§ **THE TASK**:
Extract the lines that carry the string "this" from the listing.

┌─ DATASET

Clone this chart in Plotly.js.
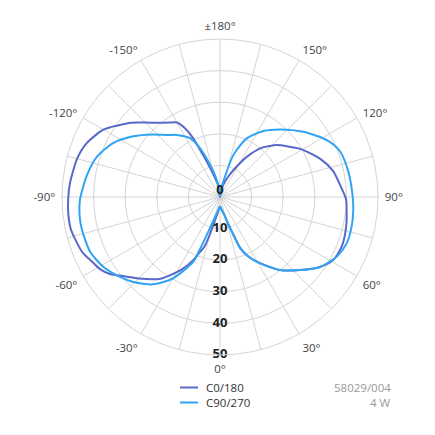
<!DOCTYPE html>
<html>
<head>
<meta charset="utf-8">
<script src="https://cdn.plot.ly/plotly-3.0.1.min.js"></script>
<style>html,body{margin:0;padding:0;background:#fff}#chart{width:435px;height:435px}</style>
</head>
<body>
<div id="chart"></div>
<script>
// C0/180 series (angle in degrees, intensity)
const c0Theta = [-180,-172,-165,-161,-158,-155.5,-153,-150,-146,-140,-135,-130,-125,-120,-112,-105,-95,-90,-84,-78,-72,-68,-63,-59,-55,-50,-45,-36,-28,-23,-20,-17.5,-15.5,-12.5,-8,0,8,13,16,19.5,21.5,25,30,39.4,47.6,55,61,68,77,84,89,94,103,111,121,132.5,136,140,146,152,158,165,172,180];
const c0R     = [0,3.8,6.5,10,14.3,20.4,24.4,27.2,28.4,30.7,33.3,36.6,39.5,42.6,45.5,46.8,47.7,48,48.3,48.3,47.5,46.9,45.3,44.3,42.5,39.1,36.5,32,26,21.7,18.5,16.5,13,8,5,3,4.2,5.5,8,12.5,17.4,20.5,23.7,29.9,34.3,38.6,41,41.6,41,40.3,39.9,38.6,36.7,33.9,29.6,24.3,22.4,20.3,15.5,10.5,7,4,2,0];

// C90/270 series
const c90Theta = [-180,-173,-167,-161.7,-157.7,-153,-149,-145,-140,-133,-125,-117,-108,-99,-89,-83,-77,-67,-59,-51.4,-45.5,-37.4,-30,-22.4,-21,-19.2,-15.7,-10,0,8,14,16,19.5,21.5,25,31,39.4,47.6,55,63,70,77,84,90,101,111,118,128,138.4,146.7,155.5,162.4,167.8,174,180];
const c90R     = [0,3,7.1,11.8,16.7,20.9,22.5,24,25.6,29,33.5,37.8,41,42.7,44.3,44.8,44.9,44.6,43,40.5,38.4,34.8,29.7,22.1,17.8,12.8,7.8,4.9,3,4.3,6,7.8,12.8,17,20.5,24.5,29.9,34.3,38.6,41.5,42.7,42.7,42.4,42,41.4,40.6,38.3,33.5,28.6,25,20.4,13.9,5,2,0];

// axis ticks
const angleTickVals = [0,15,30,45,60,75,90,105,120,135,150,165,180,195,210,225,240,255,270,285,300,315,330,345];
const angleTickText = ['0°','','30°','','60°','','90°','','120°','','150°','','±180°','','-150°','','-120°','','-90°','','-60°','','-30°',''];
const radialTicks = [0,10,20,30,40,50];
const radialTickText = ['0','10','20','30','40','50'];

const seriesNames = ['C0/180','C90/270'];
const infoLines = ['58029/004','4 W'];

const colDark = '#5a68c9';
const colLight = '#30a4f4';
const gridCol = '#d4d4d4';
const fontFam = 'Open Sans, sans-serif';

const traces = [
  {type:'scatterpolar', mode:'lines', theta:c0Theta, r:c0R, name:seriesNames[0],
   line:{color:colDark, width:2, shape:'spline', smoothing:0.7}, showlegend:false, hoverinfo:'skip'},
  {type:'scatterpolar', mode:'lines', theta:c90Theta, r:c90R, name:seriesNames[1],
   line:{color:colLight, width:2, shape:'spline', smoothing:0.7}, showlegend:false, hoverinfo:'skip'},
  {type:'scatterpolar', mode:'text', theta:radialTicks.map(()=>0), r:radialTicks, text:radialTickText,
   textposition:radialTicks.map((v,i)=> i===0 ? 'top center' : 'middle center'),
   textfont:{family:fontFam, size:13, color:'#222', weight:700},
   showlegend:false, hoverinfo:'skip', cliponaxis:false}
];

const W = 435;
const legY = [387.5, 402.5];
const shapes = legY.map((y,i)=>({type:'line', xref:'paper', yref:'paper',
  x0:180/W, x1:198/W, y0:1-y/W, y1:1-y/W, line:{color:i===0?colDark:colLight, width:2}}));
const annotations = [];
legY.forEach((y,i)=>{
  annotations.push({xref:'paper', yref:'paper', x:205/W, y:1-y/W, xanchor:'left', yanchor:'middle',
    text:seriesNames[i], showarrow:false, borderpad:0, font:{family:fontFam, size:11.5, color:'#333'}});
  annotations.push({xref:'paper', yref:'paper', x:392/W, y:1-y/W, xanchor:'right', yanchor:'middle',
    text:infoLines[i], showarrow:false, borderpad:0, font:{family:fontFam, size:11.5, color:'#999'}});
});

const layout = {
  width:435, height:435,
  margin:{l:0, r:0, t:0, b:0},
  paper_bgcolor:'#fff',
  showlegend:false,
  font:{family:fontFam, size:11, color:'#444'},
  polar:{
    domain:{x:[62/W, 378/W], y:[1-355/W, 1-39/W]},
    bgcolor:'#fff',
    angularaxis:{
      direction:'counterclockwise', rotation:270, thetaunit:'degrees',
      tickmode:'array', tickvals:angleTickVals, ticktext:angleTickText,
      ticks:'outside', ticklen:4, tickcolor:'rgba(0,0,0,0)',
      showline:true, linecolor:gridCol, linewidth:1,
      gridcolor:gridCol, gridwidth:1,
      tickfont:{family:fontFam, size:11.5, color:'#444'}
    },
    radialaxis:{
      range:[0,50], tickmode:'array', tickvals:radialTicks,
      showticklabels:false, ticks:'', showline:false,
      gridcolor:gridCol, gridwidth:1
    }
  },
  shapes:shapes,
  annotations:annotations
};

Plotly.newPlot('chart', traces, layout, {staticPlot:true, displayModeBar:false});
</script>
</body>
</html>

└─
┌─ DATASET

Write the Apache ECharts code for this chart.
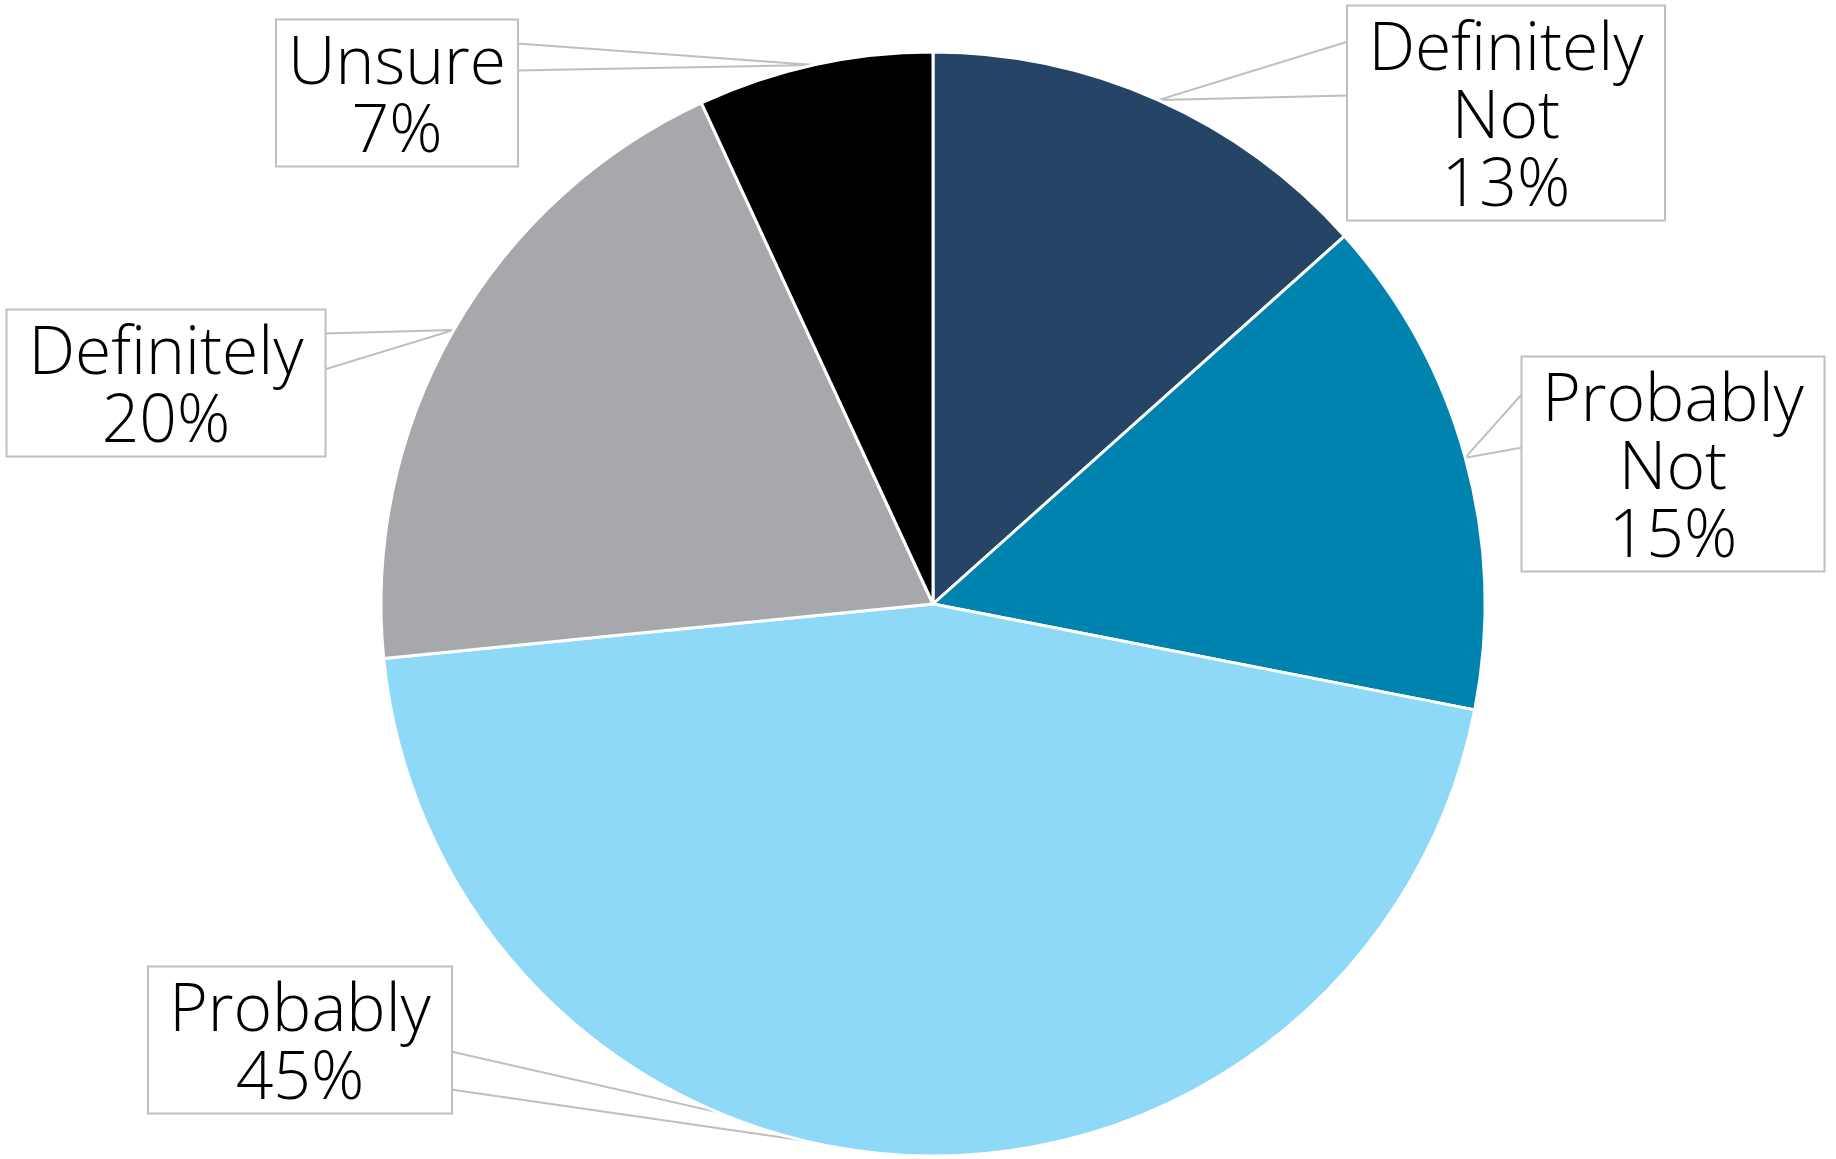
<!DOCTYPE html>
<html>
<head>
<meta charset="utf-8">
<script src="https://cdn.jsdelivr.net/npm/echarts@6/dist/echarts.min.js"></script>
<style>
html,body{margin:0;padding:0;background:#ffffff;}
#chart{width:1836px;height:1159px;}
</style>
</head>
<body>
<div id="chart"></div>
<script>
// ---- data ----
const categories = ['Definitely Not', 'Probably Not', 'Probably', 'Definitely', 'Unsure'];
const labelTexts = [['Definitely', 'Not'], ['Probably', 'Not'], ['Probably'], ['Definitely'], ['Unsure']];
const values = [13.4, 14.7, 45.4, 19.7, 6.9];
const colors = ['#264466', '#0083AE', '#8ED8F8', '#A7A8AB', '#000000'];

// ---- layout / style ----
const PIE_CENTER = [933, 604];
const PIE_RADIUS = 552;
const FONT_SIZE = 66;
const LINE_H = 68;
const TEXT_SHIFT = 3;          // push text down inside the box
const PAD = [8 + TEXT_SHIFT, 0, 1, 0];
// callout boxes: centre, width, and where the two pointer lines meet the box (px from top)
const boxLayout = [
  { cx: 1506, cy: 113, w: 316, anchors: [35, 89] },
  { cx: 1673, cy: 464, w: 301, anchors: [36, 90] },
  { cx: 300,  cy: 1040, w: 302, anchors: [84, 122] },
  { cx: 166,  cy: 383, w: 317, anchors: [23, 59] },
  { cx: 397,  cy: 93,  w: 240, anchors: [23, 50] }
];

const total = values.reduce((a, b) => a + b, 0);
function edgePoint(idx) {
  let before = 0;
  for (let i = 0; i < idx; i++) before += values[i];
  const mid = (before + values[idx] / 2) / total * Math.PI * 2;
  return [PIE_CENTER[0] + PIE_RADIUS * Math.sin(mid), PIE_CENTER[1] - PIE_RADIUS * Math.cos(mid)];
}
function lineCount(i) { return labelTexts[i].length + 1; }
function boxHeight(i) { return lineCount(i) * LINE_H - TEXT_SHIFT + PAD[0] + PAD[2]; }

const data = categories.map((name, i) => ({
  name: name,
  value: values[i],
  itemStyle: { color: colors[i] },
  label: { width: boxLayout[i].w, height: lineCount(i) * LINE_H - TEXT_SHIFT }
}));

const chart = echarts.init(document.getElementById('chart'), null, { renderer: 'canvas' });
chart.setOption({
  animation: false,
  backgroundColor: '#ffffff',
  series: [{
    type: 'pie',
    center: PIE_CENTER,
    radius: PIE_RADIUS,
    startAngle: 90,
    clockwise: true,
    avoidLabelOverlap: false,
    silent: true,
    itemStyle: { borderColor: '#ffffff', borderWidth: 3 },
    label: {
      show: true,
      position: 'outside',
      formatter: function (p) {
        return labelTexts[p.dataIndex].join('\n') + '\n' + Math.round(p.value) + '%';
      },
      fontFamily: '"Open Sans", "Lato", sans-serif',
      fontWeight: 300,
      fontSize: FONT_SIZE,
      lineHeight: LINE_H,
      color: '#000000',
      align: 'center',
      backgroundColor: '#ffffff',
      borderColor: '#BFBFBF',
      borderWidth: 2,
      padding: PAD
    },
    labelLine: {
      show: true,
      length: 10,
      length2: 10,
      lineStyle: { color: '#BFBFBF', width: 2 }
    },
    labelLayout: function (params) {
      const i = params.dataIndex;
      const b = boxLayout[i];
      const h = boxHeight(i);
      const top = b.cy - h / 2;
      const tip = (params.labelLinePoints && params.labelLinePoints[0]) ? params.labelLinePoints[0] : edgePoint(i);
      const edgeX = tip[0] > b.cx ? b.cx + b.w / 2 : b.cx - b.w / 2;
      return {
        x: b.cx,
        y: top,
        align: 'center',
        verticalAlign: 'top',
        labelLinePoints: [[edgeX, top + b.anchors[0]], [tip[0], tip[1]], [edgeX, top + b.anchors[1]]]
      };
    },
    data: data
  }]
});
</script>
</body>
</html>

└─

§ **COMPLETE OUTPUT**:
Clone this chart in Plotly.js.
Write the Apache ECharts code for this chart.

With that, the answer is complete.